Emergency rooms cannot afford to maintain such a high staffing level. Under the ratio law, the only choice available to hospitals is to hire more nurses or serve fewer patients. Unions are about little more than driving up the price of their members' labor, so it's easy to see what this policy is about. Supporters of the ratios claim they are needed because nurses are stretched dangerously thin, but their "solution" only makes matters worse.

Unfortunately, the public suffers, as it finds fewer hospitals to get treated or longer lines for care.

Government mandates cannot fix market problems. There aren't enough nurses, so forcing hospitals to hire more of what is not there only exacerbates the problem. That's why the governor suspended the law, citing emergency conditions. A judge issued an injunction overturning his decision.

Meanwhile, as Vicki Bradshaw, secretary of the California Labor and Workforce Agency, explains, the state has 14,000 nursing vacancies statewide, and is producing about 10,000 too-few nurses a year to meet growing demand.

A key part of the problem is that California nursing schools cannot handle the demand. There are 10,500 qualified applicants a year for nursing school slots, but only 6,000 openings. Most nursing school applicants are accepted to public colleges by a lottery system, in which a mediocre student has the same shot as an exemplary one to get accepted. So much for working hard and achieving good grades so that you can pursue your chosen career dream.

Given this convoluted, inadequate and dysfunctional nursing system, 45 percent of California's nurses come from outside the state or from outside the country. Rather than focus on fixing these real impediments to enlarging the pool of qualified nurses, the nurses' union has chosen to battle the governor and take to the streets.
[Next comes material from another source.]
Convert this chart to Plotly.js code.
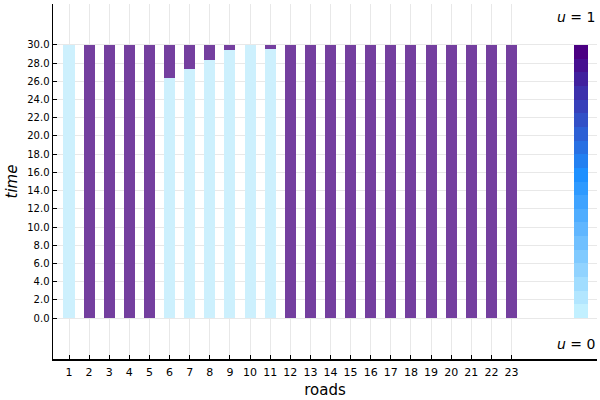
<!DOCTYPE html>
<html>
<head>
<meta charset="utf-8">
<script src="https://cdn.plot.ly/plotly-3.0.1.min.js"></script>
<style>html,body{margin:0;padding:0;background:#fff;}#chart{width:600px;height:400px;}</style>
</head>
<body>
<div id="chart"></div>
<script>
// Data
var roads = [1,2,3,4,5,6,7,8,9,10,11,12,13,14,15,16,17,18,19,20,21,22,23];
var timeU0 = [30,0,0,0,0,26.4,27.4,28.4,29.4,30,29.6,0,0,0,0,0,0,0,0,0,0,0,0];
var timeU1 = [0,30,30,30,30,3.6,2.6,1.6,0.6,0,0.4,30,30,30,30,30,30,30,30,30,30,30,30];
var tickLabelsY = ["0.0","2.0","4.0","6.0","8.0","10.0","12.0","14.0","16.0","18.0","20.0","22.0","24.0","26.0","28.0","30.0"];
var tickValsY = [0,2,4,6,8,10,12,14,16,18,20,22,24,26,28,30];
// colour legend strip: 20 levels from u=0 (bottom) to u=1 (top)
var cbarBase = [0,1.5,3,4.5,6,7.5,9,10.5,12,13.5,15,16.5,18,19.5,21,22.5,24,25.5,27,28.5];
var cbarStep = [1.5,1.5,1.5,1.5,1.5,1.5,1.5,1.5,1.5,1.5,1.5,1.5,1.5,1.5,1.5,1.5,1.5,1.5,1.5,1.5];
var cbarX = 26.46;

function hex2rgb(h){return [parseInt(h.substr(1,2),16),parseInt(h.substr(3,2),16),parseInt(h.substr(5,2),16)];}
function mix(a,b,t){var A=hex2rgb(a),B=hex2rgb(b);return 'rgb('+[0,1,2].map(function(i){return Math.round(A[i]+(B[i]-A[i])*t);}).join(',')+')';}
var cbarColors = cbarBase.map(function(_,i){
  var t = i/19;
  if (t <= 10/19) return mix('#c2f0ff','#1e90ff', t/(10/19));
  return mix('#1e90ff','#4b0082',(t-10/19)/(9/19));
});

var traces = [
  {type:'bar', x:roads, y:timeU0, width:0.55, marker:{color:'#cdf0fd', line:{width:0}}, hoverinfo:'skip', showlegend:false},
  {type:'bar', x:roads, y:timeU1, base:timeU0, width:0.55, marker:{color:'#743f9f', line:{width:0}}, hoverinfo:'skip', showlegend:false},
  {type:'bar', x:cbarBase.map(function(){return cbarX;}), y:cbarStep, base:cbarBase, width:0.7, marker:{color:cbarColors, line:{width:0}}, hoverinfo:'skip', showlegend:false}
];

var layout = {
  width:600, height:400,
  margin:{l:53, r:3, t:4, b:41},
  paper_bgcolor:'#fff', plot_bgcolor:'#fff',
  barmode:'overlay', bargap:0,
  font:{family:'DejaVu Sans', size:11, color:'#000'},
  xaxis:{
    range:[0.204, 27.25], tickmode:'array', tickvals:roads, ticktext:roads.map(String),
    showgrid:true, gridcolor:'#e8e8e8', gridwidth:1, zeroline:false,
    showline:true, linecolor:'#000', linewidth:1.5, mirror:false,
    ticks:'inside', ticklen:4, tickcolor:'#000', ticklabelstandoff:2,
    tickfont:{family:'DejaVu Sans', size:11, color:'#000'},
    title:{text:'roads', font:{family:'DejaVu Sans', size:15, color:'#000'}, standoff:7}
  },
  yaxis:{
    range:[-4.5, 34.5], tickmode:'array', tickvals:tickValsY, ticktext:tickLabelsY,
    showgrid:true, gridcolor:'#e8e8e8', gridwidth:1, zeroline:false,
    showline:true, linecolor:'#000', linewidth:1.5, mirror:false,
    ticks:'inside', ticklen:4, tickcolor:'#000', tickfont:{family:'DejaVu Sans', size:10, color:'#000'},
    title:{text:'<i>time</i>', font:{family:'DejaVu Sans', size:15, color:'#000'}, standoff:6}
  },
  annotations:[
    {xref:'paper', yref:'y', x:1, y:33.1, xanchor:'right', yanchor:'middle', showarrow:false,
     text:'<i>u</i> = 1', font:{family:'DejaVu Sans', size:14, color:'#000'}},
    {xref:'paper', yref:'y', x:1, y:-2.8, xanchor:'right', yanchor:'middle', showarrow:false,
     text:'<i>u</i> = 0', font:{family:'DejaVu Sans', size:14, color:'#000'}}
  ]
};
Plotly.newPlot('chart', traces, layout, {displayModeBar:false, staticPlot:true});
</script>
</body>
</html>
CNA is angry, also, at the governor's now-abandoned plan to reform all state pensions by requiring new government hires to get defined contributions (a promised amount of contributions) plans rather than budget-busting defined benefits (a promised amount of paid benefits) that public sector employees now enjoy.

(Only 8,000 of CNA's members are public employees, but the union has identified the pension issue as an important line in the sand for opposing Gov. Schwarzenegger.)

We all value the contributions of nurses, police, teachers and so forth. But there are some important reasons the governor is right on the nurse-ratio and pension issues and the unions opposing him are wrong.

First, the government needs to live within its means, and it cannot promise pay and benefit levels (or contributions to health care facilities, public and private) beyond what can be reasonably afforded.

Second, the government cannot fix market problems by mandates and regulations that make it more difficult for the market to respond. With regard to health care, the goal should be to loosen up restrictions and promote competition rather than for legislators to micromanage operations of hospitals, especially down to the level of mandating staffing levels.

Third, whenever unions exert their muscle, the public and the economy take a beating.

That's true even in the private sector, where General Motors is facing its biggest loss since 1992 largely because of enormous pension costs as a result of union contracts. The pension demands are so high that GM has been unable to focus on developing new and better cars to sell to consumers and it is shortchanging shareholders.

Unfortunately, the governor has taken the worst of all approaches. He has riled the politically powerful unions, but has backed away from reforms that would help Californians and chip away at union power.

He delayed pension reform in response to police opposition and the attorney general's shameless mischaracterization of the initiative.

The governor is now negotiating away merit pay for public school teachers in exchange for "combat pay" for teachers who work in the toughest districts. Combat pay may be a good idea, but it doesn't reform the bureaucratic, mediocrity-rewarding, incompetence-protecting racket known as tenure, a key issue of concern to the union.

And as he loses his fight with nurses over staffing ratios, the CNA gets bolder and cockier even as staffing problems become more critical at California hospitals.

Too bad there's no union representing the interests of the general public.